Cities may end up being one of the biggest winners in the rise of data science. That much is clear from scanning some of the most cutting-edge research in the field. Cities can use data to help solve some of their biggest problems, say researchers, but only if scientists, social workers and software engineers come together to collectively leverage the data to find insights that point to solutions.
Bloomberg will once again spark the conversation around the opportunity in data science and urban policy during its annual Data for Good Exchange, held Sunday, September 25, 2016, in New York City. Attendees will hear keynote speeches from leaders in industry and government and discover the stories behind select field research that were culled this past summer from hundreds of submitted research papers. Here is some of the research being highlighted:
Fighting Human Trafficking with Data Analysis
Western Union’s Amy Ruppeck, Director, Global Anti-Money Laundering Investigations, has a second job. She also oversees the company’s anti-human-trafficking initiative, which tracks data and intelligence gathered from Western Union agents working in conjunction with law enforcement. In Ruppeck’s talk, attendees will learn how the company’s data analysis unit can help block financial transactions involved in human trafficking, as well as report the implicated consumers to relevant authorities.
Flint Water Crisis: Data-Driven Risk Assessments from Residential Water Testing Data
Because the exact cause of the water contamination in Flint, Michigan is unclear, no one has agreed upon the right testing protocol for sampling local wells. University of Michigan researchers are developing new predictive models to assess lead contamination risk, in some cases on a house-by-house basis. The researchers will present their methodology and data sources for training these models, which could prevent immediate poisonings and contribute to the long-term recovery of the city.
Authors: Jacob Abernethy, Cyrus Anderson, Chengyu Dai, Arya Farahi, Linh Van Nguyen, Adam Rauh, Eric Schwartz, Guangsha Shi, Jonathan Stroud, XInyu Tan, Jared Webb, Sheng Yang and Wenbo Shen from the University of Michigan.
How Open Data Can Make Us Smarter on Crime
The California Department of Justice has, over many years, collected a hoard of invaluable information about crime from police throughout the state. As the nation considers criminal justice reform, data patterns can lay the groundwork for better policing tactics, creating an opportunity to make California safer and strengthen the relationship between communities and law enforcement. The presenters will reveal a new software tool powered in part by the state’s OpenJustice Data Act of 2016 and describe how officials can get a holistic view of crime across the state.

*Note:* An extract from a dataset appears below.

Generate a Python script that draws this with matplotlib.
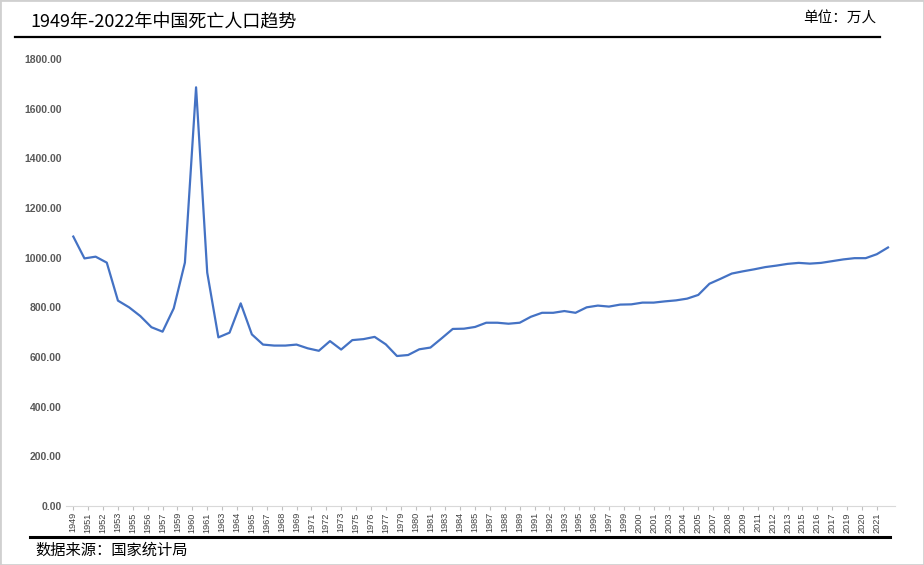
import numpy as np
import matplotlib
matplotlib.use('Agg')
import matplotlib.pyplot as plt
from matplotlib.lines import Line2D
from matplotlib.patches import Rectangle

plt.rcParams['font.family'] = ['Noto Sans CJK SC', 'DejaVu Sans']

years = list(range(1949, 2023))
deaths = [1085, 997, 1004, 980, 827, 800, 765, 720, 702, 796,
          980, 1686, 940, 679, 698, 816, 691, 650, 646, 646,
          650, 635, 625, 664, 630, 668, 672, 681, 651, 604,
          608, 631, 638, 675, 713, 714, 721, 738, 738, 734,
          738, 762, 778, 778, 785, 778, 800, 807, 803, 811,
          812, 819, 819, 824, 828, 835, 850, 895, 915, 936,
          945, 953, 962, 968, 975, 979, 976, 979, 986, 993,
          998, 998, 1014, 1041]

# labels as printed under the axis (Excel skipped some years)
tick_labels = ['1949', '1951', '1952', '1953', '1955', '1956', '1957', '1959',
               '1960', '1961', '1963', '1964', '1965', '1967', '1968', '1969',
               '1971', '1972', '1973', '1975', '1976', '1977', '1979', '1980',
               '1981', '1983', '1984', '1985', '1987', '1988', '1989', '1991',
               '1992', '1993', '1995', '1996', '1997', '1999', '2000', '2001',
               '2003', '2004', '2005', '2007', '2008', '2009', '2011', '2012',
               '2013', '2015', '2016', '2017', '2019', '2020', '2021']
y_ticks = [0, 200, 400, 600, 800, 1000, 1200, 1400, 1600, 1800]

W, H = 924, 565
fig = plt.figure(figsize=(W / 100, H / 100), dpi=100)
ax = fig.add_axes([66 / W, 1 - 506 / H, (895 - 66) / W, 447 / H])

x = np.arange(len(years))
ax.plot(x, deaths, color='#4472C4', lw=1.6, solid_joinstyle='round')

ax.set_xlim(-0.654, 73.627)
ax.set_ylim(0, 1800)
ax.set_xticks(np.linspace(0, len(years) - 2, len(tick_labels)))
ax.set_xticklabels(tick_labels, rotation=90, fontsize=6.6, color='#404040',
                   family=['Liberation Sans', 'DejaVu Sans'])
ax.set_yticks(y_ticks)
ax.set_yticklabels(['%.2f' % v for v in y_ticks], fontsize=7.5, color='#595959',
                   fontweight='bold', family=['Liberation Sans', 'DejaVu Sans'])
ax.tick_params(axis='x', length=3, color='#bfbfbf', pad=1.5)
ax.tick_params(axis='y', length=0, pad=3)
for s in ['top', 'right', 'left']:
    ax.spines[s].set_visible(False)
ax.spines['bottom'].set_color('#d9d9d9')

# title, unit, source and the two black rules
fig.text(30 / W, 1 - 22 / H, '1949年-2022年中国死亡人口趋势', fontsize=13,
         va='center', ha='left', color='black')
fig.text(876 / W, 1 - 19 / H, '单位：万人', fontsize=10.5, va='center', ha='right')
fig.text(35 / W, 1 - 550 / H, '数据来源：国家统计局', fontsize=11, va='center', ha='left')
fig.add_artist(Line2D([15 / W, 880 / W], [1 - 37 / H, 1 - 37 / H], color='black', lw=1.6))
fig.add_artist(Line2D([30 / W, 890 / W], [1 - 537 / H, 1 - 537 / H], color='black', lw=2.2))
fig.add_artist(Rectangle((0, 0), 1, 1, transform=fig.transFigure, fill=False,
                         edgecolor='#d0d0d0', lw=2))

fig.savefig('out.png', dpi=100)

Authors: Justin Erlich, Sundeep Pattem, and Ilana Parmer from the Office of the California Attorney General.
Public Intervention Strategies for Distressed Communities
What makes a distressed community? It’s hard to know without the right sustainability indicators, or SIs, as researchers call them. Programs intended to develop these indicators have typically focused on the specific heuristics—but this presentation will offer a methodology for using SIs to detect and analyze complex urban problems, and identify opportunities for public improvement to be applied in a targeted way for the best possible outcomes.
Author: Lester King, Rice University.